Il rapporto Excelsior di Unioncamere , realizzato sulla base di un campione di 94mila imprese in collaborazione con il Ministero del Lavoro, dice che nel 2013 un milione di persone perderà il posto di lavoro. Ma, ecco il paradosso, quasi 50mila assunzioni (46mila 900mila per la precisione) non potranno essere fatte perché non si troveranno i candidati adatti. Mancano tecnici nel settore ingegneristico, esperti della vendita e del marketing, laureati nell’area della meccanica e dell’elettronica.

Una storia che sentiamo da anni e che sembra nessuno voglia provare a portare a lieto fine. Per spiegare il mismatching di solito si usa l’antica questione dell’inadeguatezza del sistema formativo e delle competenze. Ma c’è anche un’altra ragione da leggere nelle pieghe del rapporto Excelsior: il 64% delle imprese (il 70% tra le pmi) usa ancora il canale informale per assumere. Cioè passaparola, amici, amici degli amici, prove e tentativi ma anche molta casualità. Insomma, solo 3 aziende su 10 fanno ricorso ai servizi dei centri per l’impiego o ai nuovi canali offerti dal web.

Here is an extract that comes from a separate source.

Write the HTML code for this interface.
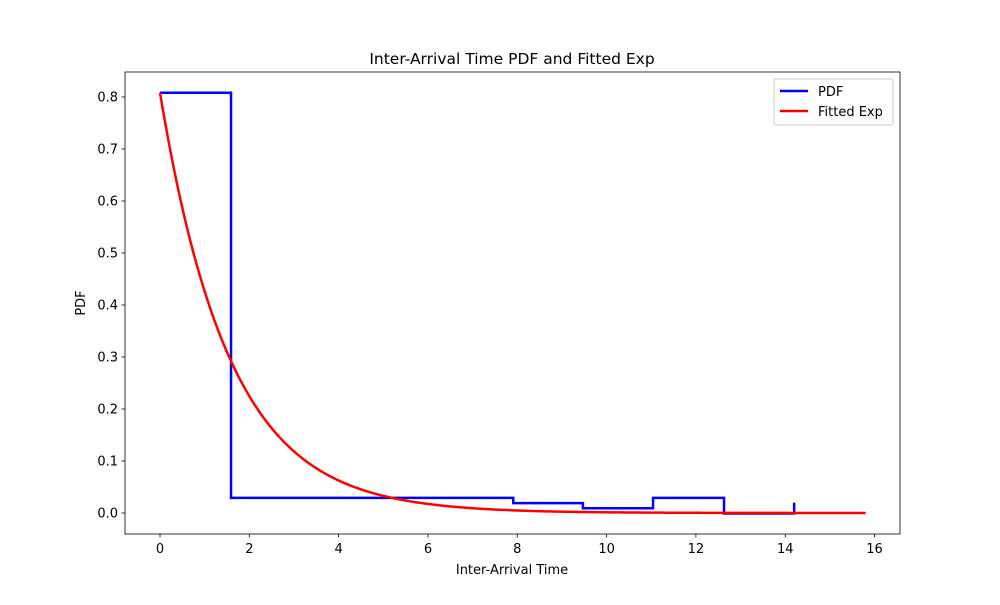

Sono numeri raccapriccianti se si pensa al gran parlare che si fa di siti che facilitano l’incontro fra domanda e offerta o dei sistemi di reclutamento possibili attraverso i social media (da Facebook a Linkedin). C’è ancora un mondo fuori dal digitale che non ha capito quanto sia costoso restar fuori, appunto, per la singola impresa e per il sistema Paese. La controprova? La contiene lo stesso Rapporto Excelsior: le aziende che assumono, nonostante tutto, ci sono (il 13,2%) e sono quelle che esportano e che innovano. Forse le altre dovrebbero cominciare a innovare dai metodi che usano per le assunzioni.